### EXERCISE
Pictures do not belong in the copy, so please give every entry below again exactly.

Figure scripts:
*****

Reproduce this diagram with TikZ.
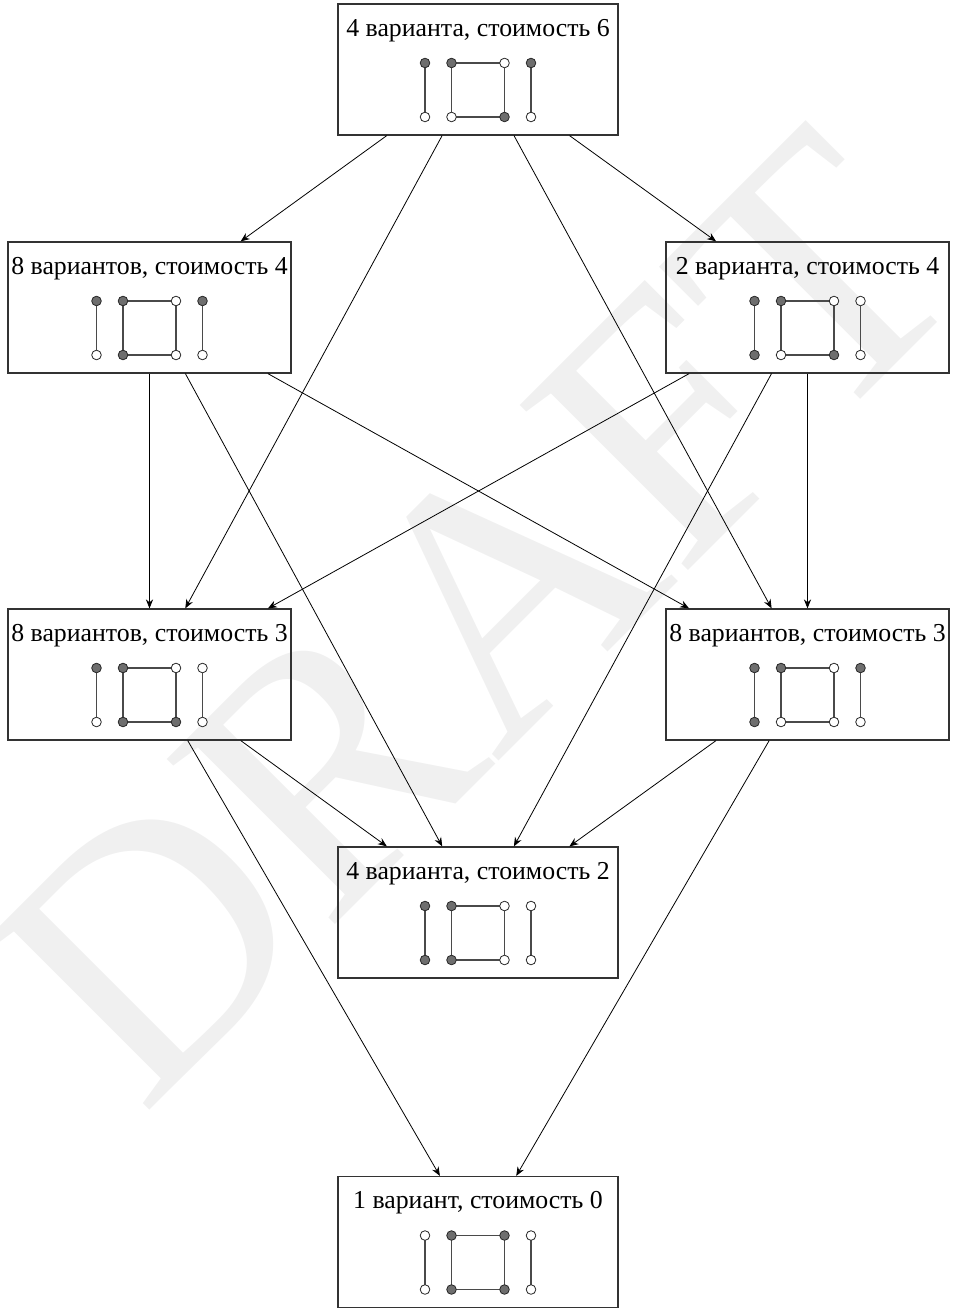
\documentclass[tikz,border=0pt]{standalone}
\usepackage{fontspec}
\setmainfont{Liberation Serif}
\usetikzlibrary{calc,arrows.meta}

\definecolor{Plein}{HTML}{6E6E6E}
\definecolor{Trait}{HTML}{4A4A4A}
\definecolor{Filigrane}{HTML}{F0F0F0}

\tikzset{
  etat/.style={draw=black!80, line width=0.6pt, minimum width=140pt, minimum height=65.5pt, inner sep=0pt},
  titre/.style={inner sep=0pt, anchor=base, font=\fontsize{12.9}{15}\selectfont},
  arete/.style={draw=Trait, line width=0.6pt},
  sommet/.style={draw=black!85, line width=0.4pt},
  fleche/.style={-{Stealth[length=4.5pt,width=3.6pt]}, line width=0.4pt},
}

% motif du graphe : #1 boite, #2..#5 rang du haut, #6..#9 rang du bas
\newcommand{\motif}[9]{%
  \begin{scope}[shift={(#1.center)}]
    \draw[arete] (-53,-6.5) -- (-53,47.5) ;
    \draw[arete] (-26.5,-6.5) rectangle (26.5,47.5) ;
    \draw[arete] (53,-6.5) -- (53,47.5) ;
    \filldraw[sommet, fill=#2] (-53,-6.5) circle[radius=2.4pt] ;
    \filldraw[sommet, fill=#3] (-26.5,-6.5) circle[radius=2.4pt] ;
    \filldraw[sommet, fill=#4] (26.5,-6.5) circle[radius=2.4pt] ;
    \filldraw[sommet, fill=#5] (53,-6.5) circle[radius=2.4pt] ;
    \filldraw[sommet, fill=#6] (-53,47.5) circle[radius=2.4pt] ;
    \filldraw[sommet, fill=#7] (-26.5,47.5) circle[radius=2.4pt] ;
    \filldraw[sommet, fill=#8] (26.5,47.5) circle[radius=2.4pt] ;
    \filldraw[sommet, fill=#9] (53,47.5) circle[radius=2.4pt] ;
  \end{scope}}

\begin{document}
\begin{tikzpicture}[x=0.5pt, y=-0.5pt]

 \useasboundingbox (0,0) rectangle (959,1315) ;

 %%%%%%%%%% Filigrane %%%%%%%%%%
 \node[rotate=45, text=Filigrane, inner sep=0pt, font=\fontsize{180}{180}\selectfont] (filigrane) at (476,616) {DRAFT} ;

 %%%%%%%%%% Les boites %%%%%%%%%%
 \node[etat] (haut) at (478,69.5) {} ;
 \node[etat, minimum width=141.5pt] (g1) at (149.5,307.5) {} ;
 \node[etat, minimum width=141.5pt] (d1) at (807.5,307.5) {} ;
 \node[etat, minimum width=141.5pt] (g2) at (149.5,674.5) {} ;
 \node[etat, minimum width=141.5pt] (d2) at (807.5,674.5) {} ;
 \node[etat] (milieu) at (478,912.5) {} ;
 \node[etat] (bas) at (478,1242) {} ;

 %%%%%%%%%% Les titres %%%%%%%%%%
 \node[titre] (haut-t) at ($(haut.north)+(0,33)$) {4 варианта, стоимость 6} ;
 \node[titre] (g1-t) at ($(g1.north)+(0,33)$) {8 вариантов, стоимость 4} ;
 \node[titre] (d1-t) at ($(d1.north)+(0,33)$) {2 варианта, стоимость 4} ;
 \node[titre] (g2-t) at ($(g2.north)+(0,33)$) {8 вариантов, стоимость 3} ;
 \node[titre] (d2-t) at ($(d2.north)+(0,33)$) {8 вариантов, стоимость 3} ;
 \node[titre] (milieu-t) at ($(milieu.north)+(0,33)$) {4 варианта, стоимость 2} ;
 \node[titre] (bas-t) at ($(bas.north)+(0,33)$) {1 вариант, стоимость 0} ;

 %%%%%%%%%% Les graphes %%%%%%%%%%
 \motif{haut}{Plein}{Plein}{white}{Plein}{white}{white}{Plein}{white}
 \motif{g1}{Plein}{Plein}{white}{Plein}{white}{Plein}{white}{white}
 \motif{d1}{Plein}{Plein}{white}{white}{Plein}{white}{Plein}{white}
 \motif{g2}{Plein}{Plein}{white}{white}{white}{Plein}{Plein}{white}
 \motif{d2}{Plein}{Plein}{white}{Plein}{Plein}{white}{white}{white}
 \motif{milieu}{Plein}{Plein}{white}{white}{Plein}{Plein}{white}{white}
 \motif{bas}{white}{Plein}{Plein}{white}{white}{Plein}{Plein}{white}

 %%%%%%%%%% Les fleches %%%%%%%%%%
 \draw[fleche] (haut) -- (g1) ;
 \draw[fleche] (haut) -- (d1) ;
 \draw[fleche] (haut) -- (g2) ;
 \draw[fleche] (haut) -- (d2) ;

 \draw[fleche] (g1) -- (g2) ;
 \draw[fleche] (g1) -- (d2) ;
 \draw[fleche] (g1) -- (milieu) ;
 \draw[fleche] (d1) -- (g2) ;
 \draw[fleche] (d1) -- (d2) ;
 \draw[fleche] (d1) -- (milieu) ;

 \draw[fleche] (g2) -- (milieu) ;
 \draw[fleche] (d2) -- (milieu) ;
 \draw[fleche] (g2) -- (bas) ;
 \draw[fleche] (d2) -- (bas) ;

\end{tikzpicture}
\end{document}
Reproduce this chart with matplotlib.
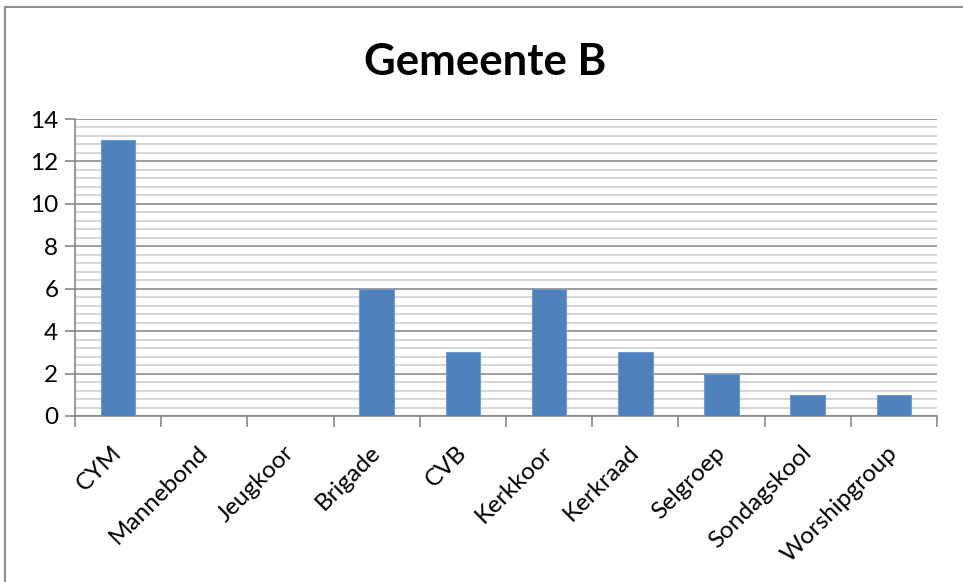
import numpy as np
import matplotlib
matplotlib.use("Agg")
import matplotlib.pyplot as plt
from matplotlib.lines import Line2D
from matplotlib.ticker import MultipleLocator

categories = ["CYM", "Mannebond", "Jeugkoor", "Brigade", "CVB", "Kerkkoor",
              "Kerkraad", "Selgroep", "Sondagskool", "Worshipgroup"]
values = [13, 0, 0, 6, 3, 6, 3, 2, 1, 1]
title = "Gemeente B"

plt.rcParams['font.family'] = ['Lato', 'DejaVu Sans']

W, H = 963, 582
fig = plt.figure(figsize=(W / 100, H / 100), dpi=100)
ax = fig.add_axes([75 / W, 1 - 416 / H, (937 - 75) / W, (416 - 119) / H])

x = np.arange(len(categories))
ax.bar(x, values, width=0.4, color="#4f81bd", edgecolor="#6f9bd0",
       linewidth=0.8, zorder=3)

ax.set_xlim(-0.5, len(categories) - 0.5)
ax.set_ylim(0, 14)
ax.yaxis.set_major_locator(MultipleLocator(2))
ax.yaxis.set_minor_locator(MultipleLocator(0.4))
ax.grid(which="major", axis="y", color="#8c8c8c", linewidth=1.2, zorder=1)
ax.grid(which="minor", axis="y", color="#cfcfcf", linewidth=1.2, zorder=0)
ax.tick_params(axis="y", which="minor", length=0)
ax.tick_params(axis="y", which="major", length=7, width=1.2, color="#868686",
               labelsize=17.5, pad=5)

ax.set_xticks(np.arange(len(categories) + 1) - 0.5, minor=False)
ax.set_xticklabels([])
ax.set_xticks(x, minor=True)
ax.set_xticklabels(categories, minor=True, rotation=45, ha="right",
                   va="center", rotation_mode="anchor", fontsize=17.5)
ax.tick_params(axis="x", which="major", length=8, width=1.2, color="#868686")
ax.tick_params(axis="x", which="minor", length=0, pad=24)

for side in ["top", "right"]:
    ax.spines[side].set_visible(False)
for side in ["left", "bottom"]:
    ax.spines[side].set_color("#868686")
    ax.spines[side].set_linewidth(1.2)

fig.text(485 / W, 1 - 62 / H, title, ha="center", va="center",
         fontsize=31.5, fontweight="bold")

# chart frame
fig.add_artist(Line2D([5 / W, 5 / W], [0, 1 - 7 / H], color="#8c8c8c",
                      linewidth=1.5, transform=fig.transFigure))
fig.add_artist(Line2D([5 / W, 1], [1 - 7 / H, 1 - 7 / H], color="#8c8c8c",
                      linewidth=1.5, transform=fig.transFigure))

fig.savefig("out.png", dpi=100)
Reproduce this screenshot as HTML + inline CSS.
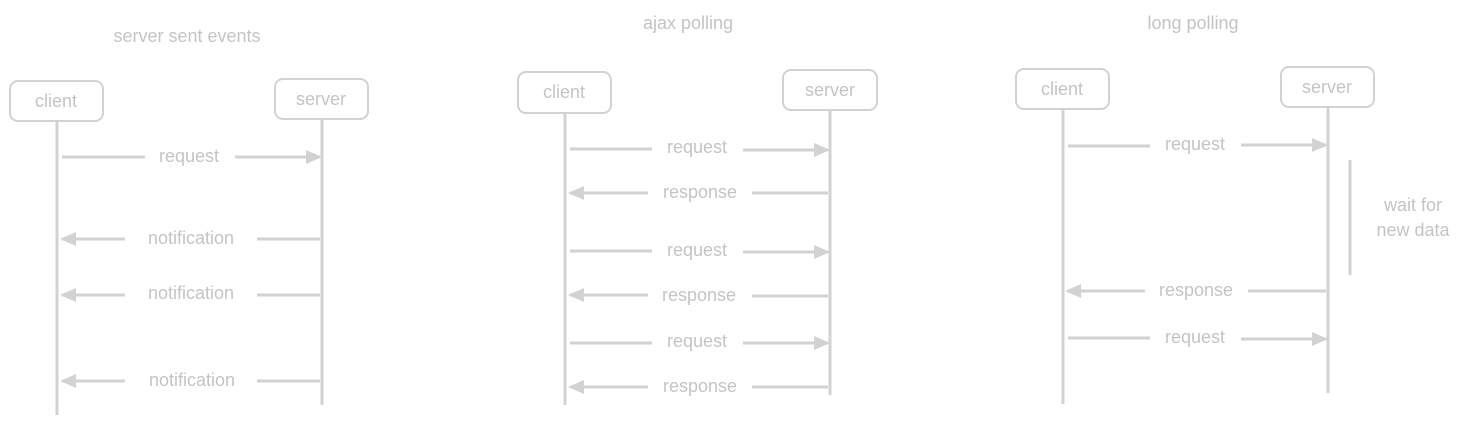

*****

### SOLUTION TO THE PROBLEM
Reproduce this diagram with TikZ.
\documentclass[tikz,border=0pt]{standalone}
\usepackage{fontspec}
\setmainfont{Liberation Serif}
\usetikzlibrary{calc,arrows.meta}

\definecolor{Plein}{HTML}{6E6E6E}
\definecolor{Trait}{HTML}{4A4A4A}
\definecolor{Filigrane}{HTML}{F0F0F0}

\tikzset{
  etat/.style={draw=black!80, line width=0.6pt, minimum width=140pt, minimum height=65.5pt, inner sep=0pt},
  titre/.style={inner sep=0pt, anchor=base, font=\fontsize{12.9}{15}\selectfont},
  arete/.style={draw=Trait, line width=0.6pt},
  sommet/.style={draw=black!85, line width=0.4pt},
  fleche/.style={-{Stealth[length=4.5pt,width=3.6pt]}, line width=0.4pt},
}

% motif du graphe : #1 boite, #2..#5 rang du haut, #6..#9 rang du bas
\newcommand{\motif}[9]{%
  \begin{scope}[shift={(#1.center)}]
    \draw[arete] (-53,-6.5) -- (-53,47.5) ;
    \draw[arete] (-26.5,-6.5) rectangle (26.5,47.5) ;
    \draw[arete] (53,-6.5) -- (53,47.5) ;
    \filldraw[sommet, fill=#2] (-53,-6.5) circle[radius=2.4pt] ;
    \filldraw[sommet, fill=#3] (-26.5,-6.5) circle[radius=2.4pt] ;
    \filldraw[sommet, fill=#4] (26.5,-6.5) circle[radius=2.4pt] ;
    \filldraw[sommet, fill=#5] (53,-6.5) circle[radius=2.4pt] ;
    \filldraw[sommet, fill=#6] (-53,47.5) circle[radius=2.4pt] ;
    \filldraw[sommet, fill=#7] (-26.5,47.5) circle[radius=2.4pt] ;
    \filldraw[sommet, fill=#8] (26.5,47.5) circle[radius=2.4pt] ;
    \filldraw[sommet, fill=#9] (53,47.5) circle[radius=2.4pt] ;
  \end{scope}}

\begin{document}
\begin{tikzpicture}[x=0.5pt, y=-0.5pt]

 \useasboundingbox (0,0) rectangle (959,1315) ;

 %%%%%%%%%% Filigrane %%%%%%%%%%
 \node[rotate=45, text=Filigrane, inner sep=0pt, font=\fontsize{180}{180}\selectfont] (filigrane) at (476,616) {DRAFT} ;

 %%%%%%%%%% Les boites %%%%%%%%%%
 \node[etat] (haut) at (478,69.5) {} ;
 \node[etat, minimum width=141.5pt] (g1) at (149.5,307.5) {} ;
 \node[etat, minimum width=141.5pt] (d1) at (807.5,307.5) {} ;
 \node[etat, minimum width=141.5pt] (g2) at (149.5,674.5) {} ;
 \node[etat, minimum width=141.5pt] (d2) at (807.5,674.5) {} ;
 \node[etat] (milieu) at (478,912.5) {} ;
 \node[etat] (bas) at (478,1242) {} ;

 %%%%%%%%%% Les titres %%%%%%%%%%
 \node[titre] (haut-t) at ($(haut.north)+(0,33)$) {4 варианта, стоимость 6} ;
 \node[titre] (g1-t) at ($(g1.north)+(0,33)$) {8 вариантов, стоимость 4} ;
 \node[titre] (d1-t) at ($(d1.north)+(0,33)$) {2 варианта, стоимость 4} ;
 \node[titre] (g2-t) at ($(g2.north)+(0,33)$) {8 вариантов, стоимость 3} ;
 \node[titre] (d2-t) at ($(d2.north)+(0,33)$) {8 вариантов, стоимость 3} ;
 \node[titre] (milieu-t) at ($(milieu.north)+(0,33)$) {4 варианта, стоимость 2} ;
 \node[titre] (bas-t) at ($(bas.north)+(0,33)$) {1 вариант, стоимость 0} ;

 %%%%%%%%%% Les graphes %%%%%%%%%%
 \motif{haut}{Plein}{Plein}{white}{Plein}{white}{white}{Plein}{white}
 \motif{g1}{Plein}{Plein}{white}{Plein}{white}{Plein}{white}{white}
 \motif{d1}{Plein}{Plein}{white}{white}{Plein}{white}{Plein}{white}
 \motif{g2}{Plein}{Plein}{white}{white}{white}{Plein}{Plein}{white}
 \motif{d2}{Plein}{Plein}{white}{Plein}{Plein}{white}{white}{white}
 \motif{milieu}{Plein}{Plein}{white}{white}{Plein}{Plein}{white}{white}
 \motif{bas}{white}{Plein}{Plein}{white}{white}{Plein}{Plein}{white}

 %%%%%%%%%% Les fleches %%%%%%%%%%
 \draw[fleche] (haut) -- (g1) ;
 \draw[fleche] (haut) -- (d1) ;
 \draw[fleche] (haut) -- (g2) ;
 \draw[fleche] (haut) -- (d2) ;

 \draw[fleche] (g1) -- (g2) ;
 \draw[fleche] (g1) -- (d2) ;
 \draw[fleche] (g1) -- (milieu) ;
 \draw[fleche] (d1) -- (g2) ;
 \draw[fleche] (d1) -- (d2) ;
 \draw[fleche] (d1) -- (milieu) ;

 \draw[fleche] (g2) -- (milieu) ;
 \draw[fleche] (d2) -- (milieu) ;
 \draw[fleche] (g2) -- (bas) ;
 \draw[fleche] (d2) -- (bas) ;

\end{tikzpicture}
\end{document}
Reproduce this chart with matplotlib.
import numpy as np
import matplotlib
matplotlib.use("Agg")
import matplotlib.pyplot as plt
from matplotlib.lines import Line2D
from matplotlib.ticker import MultipleLocator

categories = ["CYM", "Mannebond", "Jeugkoor", "Brigade", "CVB", "Kerkkoor",
              "Kerkraad", "Selgroep", "Sondagskool", "Worshipgroup"]
values = [13, 0, 0, 6, 3, 6, 3, 2, 1, 1]
title = "Gemeente B"

plt.rcParams['font.family'] = ['Lato', 'DejaVu Sans']

W, H = 963, 582
fig = plt.figure(figsize=(W / 100, H / 100), dpi=100)
ax = fig.add_axes([75 / W, 1 - 416 / H, (937 - 75) / W, (416 - 119) / H])

x = np.arange(len(categories))
ax.bar(x, values, width=0.4, color="#4f81bd", edgecolor="#6f9bd0",
       linewidth=0.8, zorder=3)

ax.set_xlim(-0.5, len(categories) - 0.5)
ax.set_ylim(0, 14)
ax.yaxis.set_major_locator(MultipleLocator(2))
ax.yaxis.set_minor_locator(MultipleLocator(0.4))
ax.grid(which="major", axis="y", color="#8c8c8c", linewidth=1.2, zorder=1)
ax.grid(which="minor", axis="y", color="#cfcfcf", linewidth=1.2, zorder=0)
ax.tick_params(axis="y", which="minor", length=0)
ax.tick_params(axis="y", which="major", length=7, width=1.2, color="#868686",
               labelsize=17.5, pad=5)

ax.set_xticks(np.arange(len(categories) + 1) - 0.5, minor=False)
ax.set_xticklabels([])
ax.set_xticks(x, minor=True)
ax.set_xticklabels(categories, minor=True, rotation=45, ha="right",
                   va="center", rotation_mode="anchor", fontsize=17.5)
ax.tick_params(axis="x", which="major", length=8, width=1.2, color="#868686")
ax.tick_params(axis="x", which="minor", length=0, pad=24)

for side in ["top", "right"]:
    ax.spines[side].set_visible(False)
for side in ["left", "bottom"]:
    ax.spines[side].set_color("#868686")
    ax.spines[side].set_linewidth(1.2)

fig.text(485 / W, 1 - 62 / H, title, ha="center", va="center",
         fontsize=31.5, fontweight="bold")

# chart frame
fig.add_artist(Line2D([5 / W, 5 / W], [0, 1 - 7 / H], color="#8c8c8c",
                      linewidth=1.5, transform=fig.transFigure))
fig.add_artist(Line2D([5 / W, 1], [1 - 7 / H, 1 - 7 / H], color="#8c8c8c",
                      linewidth=1.5, transform=fig.transFigure))

fig.savefig("out.png", dpi=100)
Reproduce this screenshot as HTML + inline CSS.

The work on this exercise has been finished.